What does args->a2 represent in this context? why does it must be zero?

jenswi-linaro commented 1 year ago

I think you should ask the one providing the configuration you're using these questions. It seems to have something to do with a Trusted Service configuration so perhaps someone from that team.

jiameixie commented 1 year ago

There are some descriptions about CPU_OFF and CPU_SUSPEND on page 52 of https://developer.arm.com/documentation/den0022/latest/ . Something like below.

5.4.7 Implementation responsibilities: Interaction with a Trusted OS or SP When a caller requests a power state, the PSCI implementation in the privileged platform firmware might need to communicate with a Trusted OS or SP. A method for interfacing between PPF and a Trusted OS or SP is specified by Firmware Framework for Arm v8-A [10]. However, the specification requires the Trusted OS or SP to always comply with CPU_SUSPEND requests. The PPF can inform the Trusted OS or SP that a power state needs to be entered, and the Trusted OS or SP can use this information to take any preparatory actions. For example, it might have to save its context. However, this communication must not allow the Trusted OS or SP to modify or prevent the power state requested. The Trusted OS or SP might not be able to tolerate a particular state, for latency or other reasons. In this case, Arm recommends that the Trusted OS or SP uses an IMPLEMENTATION DEFINED mechanism to communicate with the Normal world to ensure its constraints are considered in the power requests originating from the Normal world.

jiameixie commented 1 year ago

I think you should ask the one providing the configuration you're using these questions. It seems to have something to do with a Trusted Service configuration so perhaps someone from that team.

@jenswi-linaro Do you mean Trusted Service team?

jenswi-linaro commented 1 year ago

Yes, https://github.com/OP-TEE/optee_os/blame/a8719249e3e260f172ab11c35314b068c5f25257/core/arch/arm/kernel/spmc_sp_handler.c#L824 should give a few names if you don't know where to start.

jiameixie commented 1 year ago

@jenswi-linaro Thanks.

odeprez commented 1 year ago

Hi,

Is this OP-TEE SPMC without secure virtualization?

In which case it might not support FF-A v1.1 power management messages. https://developer.arm.com/documentation/den0077/e/?lang=en section 18.3.4

The SPMD sends a PSCI framework message to the SPMC on a CPU off event: https://git.trustedfirmware.org/TF-A/trusted-firmware-a.git/tree/services/std_svc/spmd/spmd_pm.c#n124

It is received by OP-TEE but it doesn't support the framework message bit 31 passed in w2.

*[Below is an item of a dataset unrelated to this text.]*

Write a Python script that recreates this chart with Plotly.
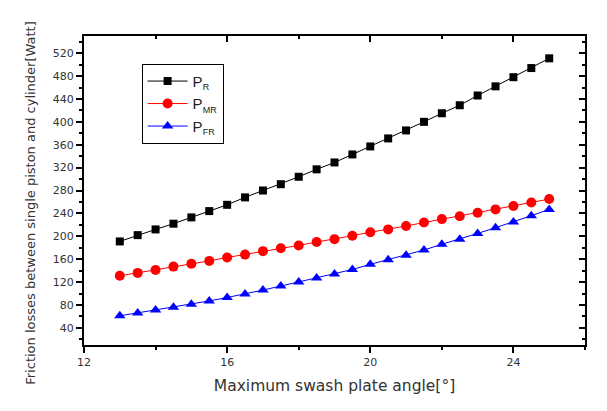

We could filter this out in the SPMD if the SPMC is declared as FF-A v1.0 in the SPMC manifest attributes.

jiameixie commented 1 year ago

@odeprez Thanks for your answer.

Hi,

Is this OP-TEE SPMC without secure virtualization? This OP-TEE SPMC is without secure virtualization.

In which case it might not support FF-A v1.1 power management messages. https://developer.arm.com/documentation/den0077/e/?lang=en section 18.3.4

The SPMD sends a PSCI framework message to the SPMC on a CPU off event: https://git.trustedfirmware.org/TF-A/trusted-firmware-a.git/tree/services/std_svc/spmd/spmd_pm.c#n124

It is received by OP-TEE but it doesn't support the framework message bit 31 passed in w2.

We could filter this out in the SPMD if the SPMC is declared as FF-A v1.0 in the SPMC manifest attributes.

The SPMC is declared as FF-A v1.0 in the SPMC manifest attributes.

I have the below questions:

odeprez commented 1 year ago

Hi, What does "We could filter this out in the SPMD " mean? I suggested a change similar to this: https://review.trustedfirmware.org/c/TF-A/trusted-firmware-a/+/22025 It is yet to be fully tested, but you could try on your platform.

_Does it mean not handling the power management messages and ignore it so that OP-TEE will not enter ffa_handle_sp_directreq Yes.

_And does it also mean CPUOFF operation is not supported? The below command should fail After a fix similar to the above, CPU_OFF emitted from normal should be restored back to functional.